Code that draws figures
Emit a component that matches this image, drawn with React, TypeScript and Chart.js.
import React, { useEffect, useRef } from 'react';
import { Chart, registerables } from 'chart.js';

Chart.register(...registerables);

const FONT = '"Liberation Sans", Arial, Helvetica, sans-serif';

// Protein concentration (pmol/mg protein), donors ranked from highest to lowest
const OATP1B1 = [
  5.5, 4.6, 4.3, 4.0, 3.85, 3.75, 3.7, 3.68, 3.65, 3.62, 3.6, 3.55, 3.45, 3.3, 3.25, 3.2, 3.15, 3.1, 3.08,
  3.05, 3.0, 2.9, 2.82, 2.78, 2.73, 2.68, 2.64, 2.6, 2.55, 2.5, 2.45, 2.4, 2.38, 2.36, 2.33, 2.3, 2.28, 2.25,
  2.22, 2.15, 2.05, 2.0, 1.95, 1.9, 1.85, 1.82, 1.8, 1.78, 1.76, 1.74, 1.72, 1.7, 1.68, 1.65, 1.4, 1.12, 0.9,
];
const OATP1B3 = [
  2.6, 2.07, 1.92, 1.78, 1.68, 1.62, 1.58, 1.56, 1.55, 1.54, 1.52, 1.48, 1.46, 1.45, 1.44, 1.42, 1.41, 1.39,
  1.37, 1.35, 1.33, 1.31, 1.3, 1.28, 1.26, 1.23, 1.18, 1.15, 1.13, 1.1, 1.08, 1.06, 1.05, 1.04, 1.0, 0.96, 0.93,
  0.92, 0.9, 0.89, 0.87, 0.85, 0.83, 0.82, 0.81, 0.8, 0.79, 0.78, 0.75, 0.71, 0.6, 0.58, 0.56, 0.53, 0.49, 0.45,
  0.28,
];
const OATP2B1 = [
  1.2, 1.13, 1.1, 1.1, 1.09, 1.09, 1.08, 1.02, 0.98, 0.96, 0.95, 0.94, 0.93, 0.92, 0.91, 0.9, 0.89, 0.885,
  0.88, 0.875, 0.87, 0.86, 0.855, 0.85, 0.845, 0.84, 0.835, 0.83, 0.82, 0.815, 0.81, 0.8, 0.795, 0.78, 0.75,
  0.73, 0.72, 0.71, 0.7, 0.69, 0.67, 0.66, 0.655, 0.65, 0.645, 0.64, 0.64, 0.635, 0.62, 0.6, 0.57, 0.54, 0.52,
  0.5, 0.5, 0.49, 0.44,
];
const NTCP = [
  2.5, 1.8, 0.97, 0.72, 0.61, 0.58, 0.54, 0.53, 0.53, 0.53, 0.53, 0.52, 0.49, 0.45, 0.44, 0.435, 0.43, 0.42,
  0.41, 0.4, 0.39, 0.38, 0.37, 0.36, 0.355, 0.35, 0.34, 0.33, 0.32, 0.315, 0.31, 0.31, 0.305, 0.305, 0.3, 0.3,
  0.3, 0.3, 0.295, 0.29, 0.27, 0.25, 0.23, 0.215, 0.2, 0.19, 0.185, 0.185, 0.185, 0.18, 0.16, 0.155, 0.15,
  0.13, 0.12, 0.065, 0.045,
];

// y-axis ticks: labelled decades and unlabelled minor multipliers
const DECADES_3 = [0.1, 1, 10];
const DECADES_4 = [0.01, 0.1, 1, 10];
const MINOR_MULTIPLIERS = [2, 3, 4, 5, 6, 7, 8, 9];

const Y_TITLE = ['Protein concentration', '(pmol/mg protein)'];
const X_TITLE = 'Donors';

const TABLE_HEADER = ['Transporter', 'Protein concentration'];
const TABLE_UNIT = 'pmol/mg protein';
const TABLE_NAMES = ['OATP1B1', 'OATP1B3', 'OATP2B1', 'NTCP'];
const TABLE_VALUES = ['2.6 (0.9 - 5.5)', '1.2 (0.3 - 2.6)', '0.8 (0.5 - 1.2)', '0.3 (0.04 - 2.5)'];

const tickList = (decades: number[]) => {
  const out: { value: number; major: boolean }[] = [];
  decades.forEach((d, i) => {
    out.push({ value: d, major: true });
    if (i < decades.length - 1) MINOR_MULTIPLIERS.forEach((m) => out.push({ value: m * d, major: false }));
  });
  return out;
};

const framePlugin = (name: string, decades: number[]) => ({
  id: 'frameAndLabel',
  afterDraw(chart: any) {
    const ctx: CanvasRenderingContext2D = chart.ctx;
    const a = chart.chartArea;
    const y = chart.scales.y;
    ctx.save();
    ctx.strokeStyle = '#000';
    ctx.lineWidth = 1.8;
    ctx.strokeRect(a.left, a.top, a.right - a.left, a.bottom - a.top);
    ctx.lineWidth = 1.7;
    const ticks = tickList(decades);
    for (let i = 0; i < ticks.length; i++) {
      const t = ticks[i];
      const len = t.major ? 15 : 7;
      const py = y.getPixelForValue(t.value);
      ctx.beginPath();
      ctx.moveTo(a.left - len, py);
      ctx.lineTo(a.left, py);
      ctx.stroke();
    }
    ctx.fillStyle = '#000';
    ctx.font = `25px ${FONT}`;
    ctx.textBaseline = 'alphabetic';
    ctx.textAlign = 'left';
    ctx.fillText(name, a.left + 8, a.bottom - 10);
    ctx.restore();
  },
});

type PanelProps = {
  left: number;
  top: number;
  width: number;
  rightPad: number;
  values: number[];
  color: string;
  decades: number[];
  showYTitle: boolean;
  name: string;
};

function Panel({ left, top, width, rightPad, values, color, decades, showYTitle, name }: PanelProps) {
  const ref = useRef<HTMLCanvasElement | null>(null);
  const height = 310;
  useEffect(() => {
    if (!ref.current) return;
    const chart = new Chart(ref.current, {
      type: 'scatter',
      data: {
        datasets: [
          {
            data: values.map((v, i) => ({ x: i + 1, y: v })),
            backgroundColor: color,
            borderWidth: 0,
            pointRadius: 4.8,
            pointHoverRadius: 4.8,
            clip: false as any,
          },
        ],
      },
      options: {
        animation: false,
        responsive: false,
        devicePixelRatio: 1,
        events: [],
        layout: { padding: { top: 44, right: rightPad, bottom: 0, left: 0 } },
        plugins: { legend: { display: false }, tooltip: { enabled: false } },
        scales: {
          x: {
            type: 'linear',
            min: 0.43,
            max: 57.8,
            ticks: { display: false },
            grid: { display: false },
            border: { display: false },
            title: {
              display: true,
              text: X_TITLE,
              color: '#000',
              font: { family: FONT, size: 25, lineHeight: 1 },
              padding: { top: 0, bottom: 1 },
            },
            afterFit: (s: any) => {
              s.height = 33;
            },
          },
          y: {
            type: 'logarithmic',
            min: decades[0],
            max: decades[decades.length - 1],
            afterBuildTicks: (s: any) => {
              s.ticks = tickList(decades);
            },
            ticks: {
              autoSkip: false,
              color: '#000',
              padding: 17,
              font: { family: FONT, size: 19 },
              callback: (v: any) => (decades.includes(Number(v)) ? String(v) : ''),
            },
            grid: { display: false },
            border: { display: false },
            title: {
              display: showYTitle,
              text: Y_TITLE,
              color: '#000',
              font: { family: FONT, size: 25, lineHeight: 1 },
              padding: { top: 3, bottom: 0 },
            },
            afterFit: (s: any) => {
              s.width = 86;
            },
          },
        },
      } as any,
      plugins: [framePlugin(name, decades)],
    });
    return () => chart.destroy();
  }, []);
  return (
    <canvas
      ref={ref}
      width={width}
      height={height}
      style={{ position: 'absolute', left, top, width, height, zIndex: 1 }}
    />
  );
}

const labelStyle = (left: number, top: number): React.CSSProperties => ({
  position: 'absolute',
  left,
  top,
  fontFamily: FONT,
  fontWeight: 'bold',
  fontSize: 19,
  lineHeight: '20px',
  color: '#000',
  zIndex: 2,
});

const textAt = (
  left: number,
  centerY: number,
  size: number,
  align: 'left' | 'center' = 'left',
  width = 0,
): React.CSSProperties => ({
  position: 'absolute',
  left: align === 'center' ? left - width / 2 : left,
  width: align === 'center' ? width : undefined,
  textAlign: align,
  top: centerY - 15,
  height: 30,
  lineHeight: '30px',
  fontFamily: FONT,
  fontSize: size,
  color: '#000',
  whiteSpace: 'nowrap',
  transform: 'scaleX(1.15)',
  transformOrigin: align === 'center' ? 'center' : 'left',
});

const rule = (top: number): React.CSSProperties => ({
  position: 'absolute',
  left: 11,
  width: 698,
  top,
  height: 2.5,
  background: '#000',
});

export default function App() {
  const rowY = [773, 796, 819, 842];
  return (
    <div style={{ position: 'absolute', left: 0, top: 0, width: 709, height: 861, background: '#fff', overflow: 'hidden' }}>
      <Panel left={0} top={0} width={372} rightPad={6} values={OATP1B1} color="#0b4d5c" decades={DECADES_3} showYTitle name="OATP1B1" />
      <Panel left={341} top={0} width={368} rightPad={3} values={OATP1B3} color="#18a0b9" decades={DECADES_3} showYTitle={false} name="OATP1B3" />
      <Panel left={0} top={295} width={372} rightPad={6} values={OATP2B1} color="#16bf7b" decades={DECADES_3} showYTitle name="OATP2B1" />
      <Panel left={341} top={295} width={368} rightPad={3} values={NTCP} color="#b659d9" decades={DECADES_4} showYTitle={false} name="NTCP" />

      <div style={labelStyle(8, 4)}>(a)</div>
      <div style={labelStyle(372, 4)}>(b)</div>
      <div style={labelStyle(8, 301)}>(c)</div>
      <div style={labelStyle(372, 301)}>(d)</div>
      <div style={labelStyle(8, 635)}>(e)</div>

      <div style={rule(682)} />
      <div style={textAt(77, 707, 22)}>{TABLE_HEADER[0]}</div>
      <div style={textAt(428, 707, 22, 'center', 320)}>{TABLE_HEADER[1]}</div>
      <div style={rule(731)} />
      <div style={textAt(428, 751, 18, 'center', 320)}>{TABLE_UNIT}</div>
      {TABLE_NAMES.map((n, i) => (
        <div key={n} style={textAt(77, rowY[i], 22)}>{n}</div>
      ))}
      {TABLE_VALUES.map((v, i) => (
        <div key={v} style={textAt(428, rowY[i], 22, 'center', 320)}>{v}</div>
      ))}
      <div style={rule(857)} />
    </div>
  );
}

* * *

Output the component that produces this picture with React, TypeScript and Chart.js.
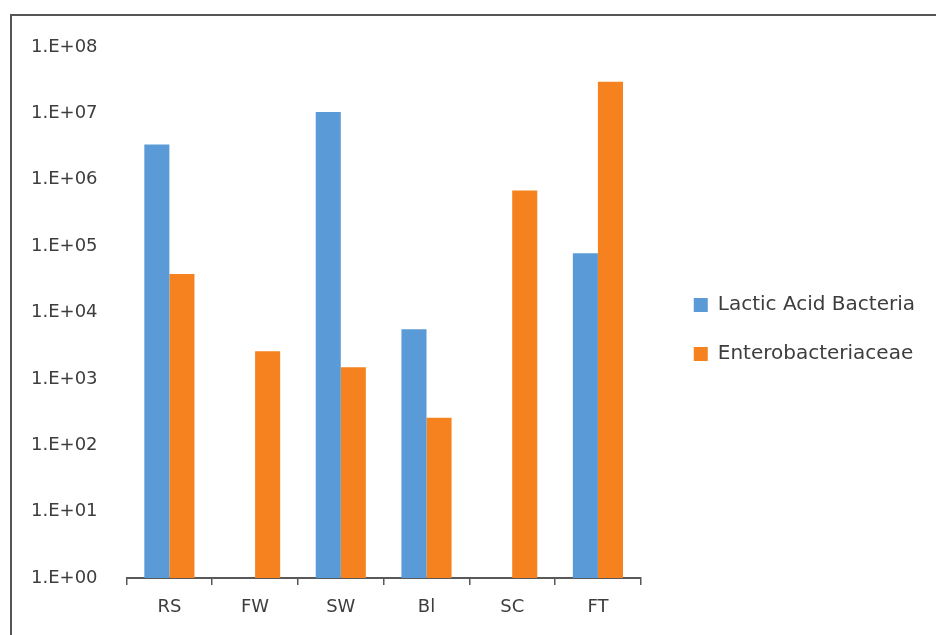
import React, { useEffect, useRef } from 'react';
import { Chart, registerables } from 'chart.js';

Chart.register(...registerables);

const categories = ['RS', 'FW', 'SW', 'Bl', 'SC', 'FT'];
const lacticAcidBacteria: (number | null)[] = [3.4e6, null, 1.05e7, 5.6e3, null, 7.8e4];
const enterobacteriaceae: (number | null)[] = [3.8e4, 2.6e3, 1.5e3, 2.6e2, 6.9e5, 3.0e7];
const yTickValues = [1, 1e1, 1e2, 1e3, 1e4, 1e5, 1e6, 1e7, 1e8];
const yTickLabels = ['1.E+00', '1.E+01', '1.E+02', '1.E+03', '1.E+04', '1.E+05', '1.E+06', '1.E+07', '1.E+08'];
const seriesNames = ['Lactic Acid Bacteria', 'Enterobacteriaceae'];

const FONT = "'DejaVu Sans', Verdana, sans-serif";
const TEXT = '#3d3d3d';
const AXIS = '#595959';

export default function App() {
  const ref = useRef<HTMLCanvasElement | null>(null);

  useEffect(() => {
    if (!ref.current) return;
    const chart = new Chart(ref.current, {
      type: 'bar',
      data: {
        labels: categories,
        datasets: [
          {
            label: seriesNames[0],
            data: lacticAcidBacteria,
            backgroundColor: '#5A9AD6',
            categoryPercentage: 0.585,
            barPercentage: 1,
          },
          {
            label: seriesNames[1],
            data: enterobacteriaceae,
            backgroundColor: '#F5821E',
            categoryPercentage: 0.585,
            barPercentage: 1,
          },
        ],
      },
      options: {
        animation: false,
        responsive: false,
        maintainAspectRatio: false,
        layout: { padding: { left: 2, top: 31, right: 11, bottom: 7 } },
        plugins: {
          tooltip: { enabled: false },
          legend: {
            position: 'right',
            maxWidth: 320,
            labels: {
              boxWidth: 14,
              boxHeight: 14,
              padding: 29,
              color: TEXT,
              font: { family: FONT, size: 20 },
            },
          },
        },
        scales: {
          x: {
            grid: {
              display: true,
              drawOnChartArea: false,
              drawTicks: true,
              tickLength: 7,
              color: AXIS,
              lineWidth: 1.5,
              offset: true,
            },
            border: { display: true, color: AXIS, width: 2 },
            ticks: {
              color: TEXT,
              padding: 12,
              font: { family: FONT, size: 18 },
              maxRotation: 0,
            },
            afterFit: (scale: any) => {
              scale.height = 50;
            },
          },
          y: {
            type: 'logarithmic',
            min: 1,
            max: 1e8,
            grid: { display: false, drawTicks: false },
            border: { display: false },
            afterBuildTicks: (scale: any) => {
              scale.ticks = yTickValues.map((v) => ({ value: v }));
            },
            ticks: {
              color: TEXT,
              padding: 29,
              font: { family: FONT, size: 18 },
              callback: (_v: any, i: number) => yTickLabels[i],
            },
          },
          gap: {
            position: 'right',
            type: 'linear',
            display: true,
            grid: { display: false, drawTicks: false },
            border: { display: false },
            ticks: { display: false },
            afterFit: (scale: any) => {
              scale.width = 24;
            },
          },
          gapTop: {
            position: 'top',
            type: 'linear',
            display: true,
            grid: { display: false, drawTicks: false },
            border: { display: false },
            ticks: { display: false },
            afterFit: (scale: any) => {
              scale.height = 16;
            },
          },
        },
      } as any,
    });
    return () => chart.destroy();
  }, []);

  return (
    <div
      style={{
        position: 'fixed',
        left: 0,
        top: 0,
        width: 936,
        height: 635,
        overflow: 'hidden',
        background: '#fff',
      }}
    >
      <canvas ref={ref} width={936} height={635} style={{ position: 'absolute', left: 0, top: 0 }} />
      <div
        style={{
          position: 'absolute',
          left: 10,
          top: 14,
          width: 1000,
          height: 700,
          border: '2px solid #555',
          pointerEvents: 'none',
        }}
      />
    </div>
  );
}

DESCRIPTION OF THE TASK: Retype the lines above exactly as they appear, from the line containing "Output the component" through the line containing "const AXIS = '#595959';", and leave out any pictures.

FULL OUTPUT:
Output the component that produces this picture with React, TypeScript and Chart.js.
import React, { useEffect, useRef } from 'react';
import { Chart, registerables } from 'chart.js';

Chart.register(...registerables);

const categories = ['RS', 'FW', 'SW', 'Bl', 'SC', 'FT'];
const lacticAcidBacteria: (number | null)[] = [3.4e6, null, 1.05e7, 5.6e3, null, 7.8e4];
const enterobacteriaceae: (number | null)[] = [3.8e4, 2.6e3, 1.5e3, 2.6e2, 6.9e5, 3.0e7];
const yTickValues = [1, 1e1, 1e2, 1e3, 1e4, 1e5, 1e6, 1e7, 1e8];
const yTickLabels = ['1.E+00', '1.E+01', '1.E+02', '1.E+03', '1.E+04', '1.E+05', '1.E+06', '1.E+07', '1.E+08'];
const seriesNames = ['Lactic Acid Bacteria', 'Enterobacteriaceae'];

const FONT = "'DejaVu Sans', Verdana, sans-serif";
const TEXT = '#3d3d3d';
const AXIS = '#595959';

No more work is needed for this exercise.